<<<<
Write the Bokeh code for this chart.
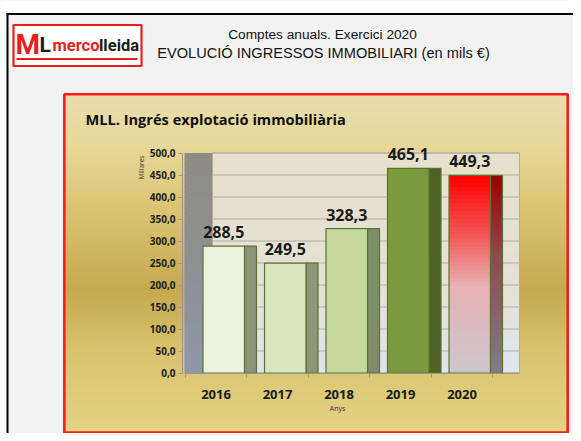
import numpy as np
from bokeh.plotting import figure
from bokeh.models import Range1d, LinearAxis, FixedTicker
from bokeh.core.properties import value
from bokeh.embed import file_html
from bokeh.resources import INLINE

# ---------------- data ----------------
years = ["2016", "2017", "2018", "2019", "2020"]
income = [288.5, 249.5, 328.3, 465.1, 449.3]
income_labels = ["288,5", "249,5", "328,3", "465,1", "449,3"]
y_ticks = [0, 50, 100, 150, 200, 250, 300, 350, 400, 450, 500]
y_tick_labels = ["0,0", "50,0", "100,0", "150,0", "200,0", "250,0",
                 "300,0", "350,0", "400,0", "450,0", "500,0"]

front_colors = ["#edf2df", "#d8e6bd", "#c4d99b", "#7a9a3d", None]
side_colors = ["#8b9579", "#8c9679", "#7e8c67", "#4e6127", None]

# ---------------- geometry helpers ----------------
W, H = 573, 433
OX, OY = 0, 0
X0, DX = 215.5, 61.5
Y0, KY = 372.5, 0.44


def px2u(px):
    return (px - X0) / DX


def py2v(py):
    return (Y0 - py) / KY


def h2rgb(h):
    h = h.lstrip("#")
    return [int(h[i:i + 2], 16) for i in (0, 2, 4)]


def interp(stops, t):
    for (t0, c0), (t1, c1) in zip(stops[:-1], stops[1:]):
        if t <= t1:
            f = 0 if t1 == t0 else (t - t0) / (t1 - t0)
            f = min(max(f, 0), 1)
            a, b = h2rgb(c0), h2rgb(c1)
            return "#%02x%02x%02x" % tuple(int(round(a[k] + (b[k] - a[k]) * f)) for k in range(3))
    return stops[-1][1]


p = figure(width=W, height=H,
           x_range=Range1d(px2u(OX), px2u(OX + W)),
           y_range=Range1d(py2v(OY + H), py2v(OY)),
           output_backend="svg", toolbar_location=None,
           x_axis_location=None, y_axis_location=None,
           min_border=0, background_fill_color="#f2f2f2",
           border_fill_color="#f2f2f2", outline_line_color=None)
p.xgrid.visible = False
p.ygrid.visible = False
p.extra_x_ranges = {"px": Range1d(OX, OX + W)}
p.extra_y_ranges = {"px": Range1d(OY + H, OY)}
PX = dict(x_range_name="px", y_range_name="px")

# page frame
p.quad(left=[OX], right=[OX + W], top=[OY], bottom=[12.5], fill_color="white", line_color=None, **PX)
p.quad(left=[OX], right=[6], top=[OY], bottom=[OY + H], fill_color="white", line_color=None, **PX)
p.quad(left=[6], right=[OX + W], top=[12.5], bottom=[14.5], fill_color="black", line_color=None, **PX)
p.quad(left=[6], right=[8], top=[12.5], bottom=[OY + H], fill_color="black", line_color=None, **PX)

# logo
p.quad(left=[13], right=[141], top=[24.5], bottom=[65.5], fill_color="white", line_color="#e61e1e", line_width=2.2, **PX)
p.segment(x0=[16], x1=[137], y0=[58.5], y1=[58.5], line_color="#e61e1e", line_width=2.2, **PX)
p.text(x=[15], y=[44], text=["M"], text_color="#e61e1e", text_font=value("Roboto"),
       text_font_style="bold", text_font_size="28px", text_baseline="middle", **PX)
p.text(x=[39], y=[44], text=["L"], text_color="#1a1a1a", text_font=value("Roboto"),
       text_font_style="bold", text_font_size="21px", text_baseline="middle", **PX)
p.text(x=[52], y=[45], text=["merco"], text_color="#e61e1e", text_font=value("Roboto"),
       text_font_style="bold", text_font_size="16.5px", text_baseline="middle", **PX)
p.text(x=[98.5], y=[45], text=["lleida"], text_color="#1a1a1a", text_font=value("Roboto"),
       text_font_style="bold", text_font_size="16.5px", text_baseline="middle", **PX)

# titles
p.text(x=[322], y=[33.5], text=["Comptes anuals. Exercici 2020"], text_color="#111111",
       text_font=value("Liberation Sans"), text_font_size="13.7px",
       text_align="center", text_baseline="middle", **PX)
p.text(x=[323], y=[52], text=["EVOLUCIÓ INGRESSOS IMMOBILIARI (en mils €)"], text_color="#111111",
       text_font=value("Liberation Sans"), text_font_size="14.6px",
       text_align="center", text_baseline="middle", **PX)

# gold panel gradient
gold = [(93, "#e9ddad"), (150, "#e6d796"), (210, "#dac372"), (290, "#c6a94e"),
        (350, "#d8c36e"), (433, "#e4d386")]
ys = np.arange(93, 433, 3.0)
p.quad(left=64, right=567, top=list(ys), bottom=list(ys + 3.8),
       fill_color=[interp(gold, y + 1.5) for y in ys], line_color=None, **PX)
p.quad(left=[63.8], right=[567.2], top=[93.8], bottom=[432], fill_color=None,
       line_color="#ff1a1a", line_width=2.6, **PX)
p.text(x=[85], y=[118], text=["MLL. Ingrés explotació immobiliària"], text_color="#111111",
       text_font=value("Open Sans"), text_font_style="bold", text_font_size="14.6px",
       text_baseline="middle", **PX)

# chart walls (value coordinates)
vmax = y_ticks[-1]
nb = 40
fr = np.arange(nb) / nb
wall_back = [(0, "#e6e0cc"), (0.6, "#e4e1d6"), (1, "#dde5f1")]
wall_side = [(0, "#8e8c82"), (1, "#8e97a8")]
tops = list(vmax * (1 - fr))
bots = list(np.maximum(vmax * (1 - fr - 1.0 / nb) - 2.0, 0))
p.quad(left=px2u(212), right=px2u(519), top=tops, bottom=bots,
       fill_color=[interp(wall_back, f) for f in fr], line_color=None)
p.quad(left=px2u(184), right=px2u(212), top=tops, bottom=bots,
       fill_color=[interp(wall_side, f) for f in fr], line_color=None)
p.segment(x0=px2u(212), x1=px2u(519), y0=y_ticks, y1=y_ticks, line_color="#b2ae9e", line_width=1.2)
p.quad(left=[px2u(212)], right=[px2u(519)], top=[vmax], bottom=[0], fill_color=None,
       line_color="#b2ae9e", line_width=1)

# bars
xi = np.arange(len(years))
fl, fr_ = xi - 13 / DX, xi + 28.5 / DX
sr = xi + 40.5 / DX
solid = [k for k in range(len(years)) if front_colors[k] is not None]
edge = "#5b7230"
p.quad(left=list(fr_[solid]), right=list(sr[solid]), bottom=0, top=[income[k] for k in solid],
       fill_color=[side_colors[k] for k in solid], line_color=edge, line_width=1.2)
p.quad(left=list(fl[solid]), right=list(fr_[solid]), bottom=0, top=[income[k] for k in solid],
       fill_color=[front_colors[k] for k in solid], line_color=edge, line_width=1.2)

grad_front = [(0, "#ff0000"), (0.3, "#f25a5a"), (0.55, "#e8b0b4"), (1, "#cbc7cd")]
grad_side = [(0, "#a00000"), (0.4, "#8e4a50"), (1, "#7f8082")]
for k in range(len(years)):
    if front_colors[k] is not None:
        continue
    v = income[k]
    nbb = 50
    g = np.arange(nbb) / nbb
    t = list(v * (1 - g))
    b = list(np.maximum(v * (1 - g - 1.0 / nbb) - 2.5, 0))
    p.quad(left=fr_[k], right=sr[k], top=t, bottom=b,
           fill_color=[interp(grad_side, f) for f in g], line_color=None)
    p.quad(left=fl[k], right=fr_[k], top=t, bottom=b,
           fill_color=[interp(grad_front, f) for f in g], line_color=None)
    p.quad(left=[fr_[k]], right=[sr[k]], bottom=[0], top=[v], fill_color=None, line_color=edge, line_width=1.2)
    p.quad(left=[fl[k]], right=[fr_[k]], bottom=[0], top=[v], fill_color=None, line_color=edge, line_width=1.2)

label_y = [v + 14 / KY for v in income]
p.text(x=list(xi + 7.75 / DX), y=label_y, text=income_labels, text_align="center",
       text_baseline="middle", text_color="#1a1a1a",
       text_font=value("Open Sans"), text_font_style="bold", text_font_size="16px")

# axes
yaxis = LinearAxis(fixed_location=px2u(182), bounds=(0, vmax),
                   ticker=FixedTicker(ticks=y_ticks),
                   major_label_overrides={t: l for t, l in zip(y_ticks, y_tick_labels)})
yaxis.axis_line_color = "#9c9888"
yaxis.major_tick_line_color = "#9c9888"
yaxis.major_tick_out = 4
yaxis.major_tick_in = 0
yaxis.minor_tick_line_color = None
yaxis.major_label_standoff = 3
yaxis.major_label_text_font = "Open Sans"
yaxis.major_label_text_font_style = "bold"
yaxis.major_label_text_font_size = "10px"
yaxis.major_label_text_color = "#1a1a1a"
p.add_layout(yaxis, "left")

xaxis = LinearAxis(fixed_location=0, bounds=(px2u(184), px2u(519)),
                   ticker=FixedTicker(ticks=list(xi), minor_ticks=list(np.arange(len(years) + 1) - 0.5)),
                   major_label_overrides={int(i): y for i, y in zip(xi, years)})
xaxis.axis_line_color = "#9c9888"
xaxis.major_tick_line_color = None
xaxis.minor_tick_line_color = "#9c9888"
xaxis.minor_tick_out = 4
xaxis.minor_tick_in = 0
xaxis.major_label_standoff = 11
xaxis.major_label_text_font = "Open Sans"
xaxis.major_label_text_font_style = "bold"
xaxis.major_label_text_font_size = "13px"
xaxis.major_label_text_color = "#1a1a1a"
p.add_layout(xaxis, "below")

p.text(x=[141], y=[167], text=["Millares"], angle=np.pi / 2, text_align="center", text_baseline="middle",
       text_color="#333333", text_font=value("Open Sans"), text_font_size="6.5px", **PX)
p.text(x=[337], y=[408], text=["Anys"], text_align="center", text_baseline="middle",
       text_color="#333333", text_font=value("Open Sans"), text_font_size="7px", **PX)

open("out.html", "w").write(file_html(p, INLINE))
>>>>
Exercise directions ->
From the top of the listing above, repeat each line exactly until you reach the line containing "return stops[-1][1]", and repeat that one too. Leave the pictures out.

Result of this exercise ->
Write the Bokeh code for this chart.
import numpy as np
from bokeh.plotting import figure
from bokeh.models import Range1d, LinearAxis, FixedTicker
from bokeh.core.properties import value
from bokeh.embed import file_html
from bokeh.resources import INLINE

# ---------------- data ----------------
years = ["2016", "2017", "2018", "2019", "2020"]
income = [288.5, 249.5, 328.3, 465.1, 449.3]
income_labels = ["288,5", "249,5", "328,3", "465,1", "449,3"]
y_ticks = [0, 50, 100, 150, 200, 250, 300, 350, 400, 450, 500]
y_tick_labels = ["0,0", "50,0", "100,0", "150,0", "200,0", "250,0",
                 "300,0", "350,0", "400,0", "450,0", "500,0"]

front_colors = ["#edf2df", "#d8e6bd", "#c4d99b", "#7a9a3d", None]
side_colors = ["#8b9579", "#8c9679", "#7e8c67", "#4e6127", None]

# ---------------- geometry helpers ----------------
W, H = 573, 433
OX, OY = 0, 0
X0, DX = 215.5, 61.5
Y0, KY = 372.5, 0.44


def px2u(px):
    return (px - X0) / DX


def py2v(py):
    return (Y0 - py) / KY


def h2rgb(h):
    h = h.lstrip("#")
    return [int(h[i:i + 2], 16) for i in (0, 2, 4)]


def interp(stops, t):
    for (t0, c0), (t1, c1) in zip(stops[:-1], stops[1:]):
        if t <= t1:
            f = 0 if t1 == t0 else (t - t0) / (t1 - t0)
            f = min(max(f, 0), 1)
            a, b = h2rgb(c0), h2rgb(c1)
            return "#%02x%02x%02x" % tuple(int(round(a[k] + (b[k] - a[k]) * f)) for k in range(3))
    return stops[-1][1]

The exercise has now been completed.